Talk to your team when creating the mission statement and core values. Once you’ve grown, it’s no longer just about the CEO’s vision when he created the business. It’s about who you are as a collective and you need buy-in from employees for your mission to matter.
What Do You Value?
In the same way, you need to take a look at your mission statement, you also need to assess your core values. These should also be part of a shortlist and straight forward. This isn’t a classroom. You’re not trying to out your team members for not being at an accelerated level or trying to challenge them to better. You’re creating unifying factors to drive your team’s success.

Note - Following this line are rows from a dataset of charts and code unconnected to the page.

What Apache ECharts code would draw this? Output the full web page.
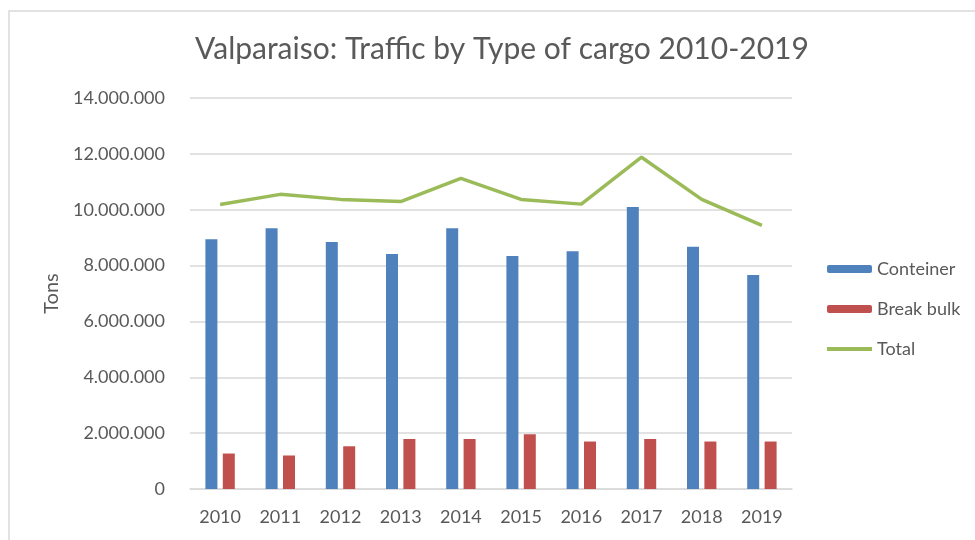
<!DOCTYPE html>
<html>
<head>
<meta charset="utf-8">
<script src="https://cdn.jsdelivr.net/npm/echarts@6/dist/echarts.min.js"></script>
<style>
  html, body { margin: 0; padding: 0; background: #fff; }
  #chart { width: 975px; height: 540px; }
</style>
</head>
<body>
<div id="chart"></div>
<script>
// Valparaiso port traffic by cargo type, tons per year
const years = ['2010', '2011', '2012', '2013', '2014', '2015', '2016', '2017', '2018', '2019'];
const container = [8940000, 9340000, 8840000, 8410000, 9340000, 8340000, 8510000, 10100000, 8670000, 7660000];
const breakBulk = [1270000, 1200000, 1530000, 1790000, 1790000, 1960000, 1700000, 1790000, 1700000, 1700000];
const total = [10190000, 10550000, 10370000, 10290000, 11120000, 10370000, 10200000, 11880000, 10370000, 9440000];

const FONT = 'Lato';
const TEXT = '#595959';
const GRID = '#d9d9d9';

function dotted(v) {
  return String(v).replace(/\B(?=(\d{3})+(?!\d))/g, '.');
}

const chart = echarts.init(document.getElementById('chart'), null, { renderer: 'canvas' });
chart.setOption({
  animation: false,
  backgroundColor: '#fff',
  textStyle: { fontFamily: FONT },
  graphic: [{
    type: 'rect',
    shape: { x: 9, y: 11, width: 980, height: 540 },
    style: { fill: 'none', stroke: GRID, lineWidth: 1.5 },
    silent: true
  }],
  title: {
    text: 'Valparaiso: Traffic by Type of cargo 2010-2019',
    left: 497,
    textAlign: 'center',
    top: 29,
    textStyle: { fontFamily: FONT, fontSize: 30, fontWeight: 'normal', color: TEXT }
  },
  legend: {
    orient: 'vertical',
    left: 820,
    top: 255,
    itemWidth: 45,
    itemHeight: 8,
    itemGap: 22,
    itemTextGap: 6,
    textStyle: { fontFamily: FONT, fontSize: 18, color: TEXT, lineHeight: 18 },
    data: ['Conteiner', 'Break bulk', { name: 'Total', itemStyle: { opacity: 0 }, lineStyle: { width: 4 } }]
  },
  grid: { left: 190, right: 183, top: 98, bottom: 51, containLabel: false },
  xAxis: {
    type: 'category',
    data: years,
    axisLine: { lineStyle: { color: GRID, width: 1.5 } },
    axisTick: { show: false },
    axisLabel: { color: TEXT, fontSize: 18, fontFamily: FONT, margin: 19 }
  },
  yAxis: {
    type: 'value',
    min: 0,
    max: 14000000,
    interval: 2000000,
    name: 'Tons',
    nameLocation: 'middle',
    nameGap: 128,
    nameTextStyle: { color: TEXT, fontSize: 20, fontFamily: FONT },
    axisLine: { show: false },
    axisTick: { show: false },
    splitLine: { lineStyle: { color: GRID, width: 1.5 } },
    axisLabel: { color: TEXT, fontSize: 18, fontFamily: FONT, margin: 25, formatter: dotted }
  },
  series: [
    {
      name: 'Conteiner',
      type: 'bar',
      data: container,
      barWidth: 12,
      barGap: '45%',
      itemStyle: { color: '#4f81bd' }
    },
    {
      name: 'Break bulk',
      type: 'bar',
      data: breakBulk,
      barWidth: 12,
      barGap: '45%',
      itemStyle: { color: '#c0504d' }
    },
    {
      name: 'Total',
      type: 'line',
      data: total,
      symbol: 'none',
      lineStyle: { color: '#9bbb59', width: 3.5 },
      itemStyle: { color: '#9bbb59' }
    }
  ]
});
</script>
</body>
</html>
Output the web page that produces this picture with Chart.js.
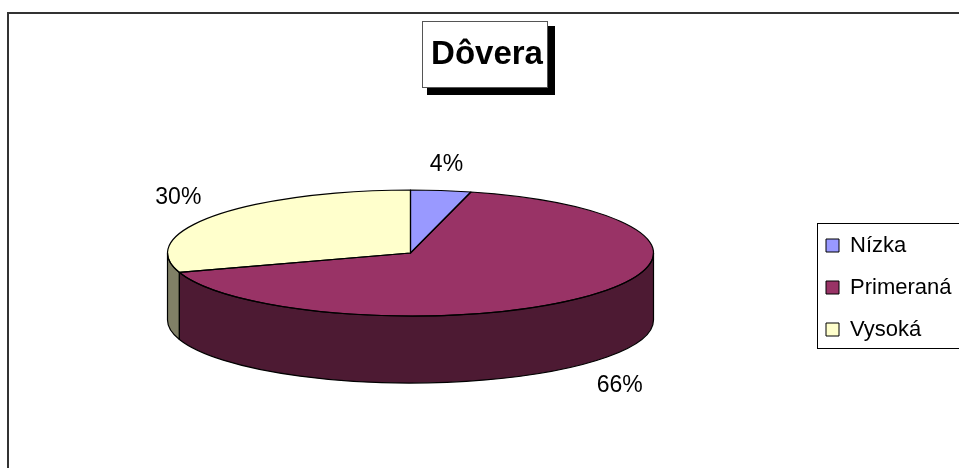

Potential values could be:
- Communication
- Diversity
- Collaboration
- Attention to Detail
- Health
- A Positive Attitude
- Reliability
- Honesty
- Dedication
You wouldn’t need all of these values. In fact, taking four or five or identifying a few of your own is a great approach. Establish your values by getting to know your team. Your values are already tucked in there and opening the floor to discussion and input you can figure them out.
Allow your values to guide how you hire, train, and make decisions. They shouldn’t just be something that comes up in company meetings. They should be present when establishing a new process when marketing your company, interacting with clients, and anytime you have a development or performance based meeting.
Always Reevaluate
Naturally, your company is going to change over time and so will your brand. Maybe the foundation of it doesn’t change, it just grows bigger or maybe it shifts entirely. Don’t be afraid or upset about these changes. They’re going to happen and if you embrace them properly you can grow with them.
You reevaluate your mission statement and core values over time. Always keep them in mind, of course, but every so often look at their fit within your company. What do they say about you? Is that what you are naturally communicating as a brand? What do you want them and your employees to say to the world?